I turisti che affollano il corso si arrestano davanti al maestoso portale, incerti se oltre la soglia si celi una dimora patrizia. Una volta entrati è subito sindrome di Stendhal. Ancora qualche passo e si è in terrazza: davanti solo il blu del mare e sotto il golfo splendente di Naxos. Nella mente si affollano tutti i luoghi comuni sul Grand Tour, il passato maestoso, la malìa con cui si conquistavano i cuori di scrittori, musicisti, pittori e grandi fotografi.
Alzi la mano chi non cede al fascino di Taormina. Arroccata e seducente, indolente e riservata. Certo, non è più la città ammaliante che nell’Ottocento incantava i viaggiatori a caccia di esotismi. E neanche quella sfacciata ed allegra che negli anni Sessanta conquistava le giovani emancipate del Nord Europa. Oggi è l’emblema di White Lotus, la serie tv che ha fatto impennare gli arrivi dagli States, instagrammabile e ostentata.
Ma resta meta d’obbligo per chi “scende” in Sicilia e non delude, neppure se ci si deve fare largo tra la folla che passeggia in Corso Umberto a tutte le ore e se, sempre sul corso, tante insegne storiche e tradizionali lasciano il passo ai grandi brand internazionali del lusso.
Perché si riesce sempre a trovare un luogo speciale in cui rifugiarsi.
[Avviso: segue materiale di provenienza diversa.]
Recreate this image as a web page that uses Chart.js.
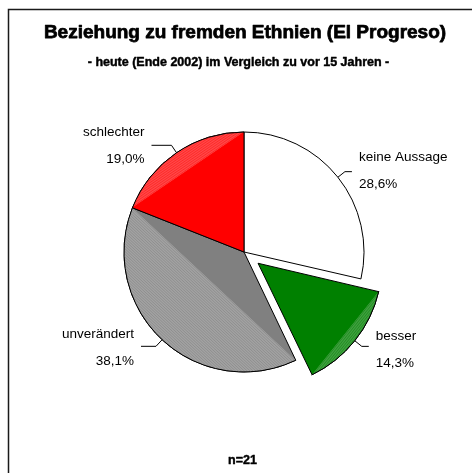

A pochi passi dalla Torre dell’Orologio e da piazza IX Aprile, il belvedere più popolare della città, l’hotel Metropole – quello della terrazza con vista mozzafiato – ha ritrovato tutto l’antico smalto e si presenta agli ospiti fresco di un’intensa ristrutturazione. Il palazzo settecentesco che lo ospita è un luogo ricco di storia: in origine dimora del giureconsulto e archeologo Biagio De Spuches, custodiva una collezione privata di monete antiche e reperti del Teatro Greco, alcuni ancora visibili (una leggenda vuole che nelle sue mura si celi un antico anello d’oro, appartenuto al sacerdote del tempio di Giove Serapide, che attende ancora di essere ritrovato). Nel 1876 il palazzo si trasformò in locanda “Bellevue” e, all’inizio del XX secolo, divenne polo di ospitalità esclusiva come Hotel Metropole.
Dopo decenni di oblio, un primo radicale restauro nel 2007 e oggi la nuova veste raffinata, con 25 camere affacciate sul blu del Mediterraneo e l’ingresso nel gruppo BZAR Hotels. Cui si aggiunge, come residenza privata dell’hotel, Villa Conrad, testimonianza della raffinata presenza britannica nella Sicilia dell’Ottocento.
Nella nuova stagione si è deciso di puntare anche sull’offerta gastronomica, affidando la cucina a Gaetano Procopio. Lo chef, di origini siciliane, dopo varie esperienze in locali stellati come La Pergola di Heinz Beck, porta a Taormina la sua visione di cucina tradizionale mediterranea, che sia la proposta più gourmet del ristorante Bellevue o quella più agile di Terrazza, con un menu all day dining e cocktail time al tramonto. Snack e piatti leggeri a The Met Pool Bar, accanto alla piscina a sfioro che si amalgama con l’azzurro tra mare e cielo.
Al ristorante gastronomico la “cucina del ricordo” si snoda in tre menu degustazione: ”Istinto Naturale” che esplora la materia vegetale; “Alla mia Terra, la Sicilia” con piatti della memoria tutti da scoprire, come Vicino le Dimore De I Pastori, e “Mare”, dove il ceviche di Ricciola è contornato dalle alghe Codium: “sono alghe locali degli scogli taorminesi, noi le essicchiamo ma un tempo erano un pasto per le famiglie indigenti, mangiate fresche in insalata con olio sale e aceto”.
Come la maggior parte dei cuochi oggi, Procopio pone grande attenzione alla sostenibilità, impegnandosi a trasformare ciò che un tempo veniva considerato uno scarto in un ingrediente capace di sorprendere. Esemplari da questo punto di vista i suoi salami vegetali – dove i residui di patate, cipolle, peperoni, melanzane vengono lavorati e posti a stagionare 45 giorni in budello di maiale – il prosciutto di zucca, delicatissimo, e il sorprendente “pecorino” di ceci.
“Non è solo la ricerca delle migliori materie prime locali – afferma lo chef – ma soprattutto il rispetto per chi coltiva, pesca e alleva – che significa ascoltare i produttori, utilizzare ciò che la terra offre in quel preciso momento, senza forzature o richieste che vadano contro i ritmi naturali delle stagioni, in un equilibrio tra cucina, natura e felicità, che contribuisce a creare un’economia circolare più autentica e meno omologata”.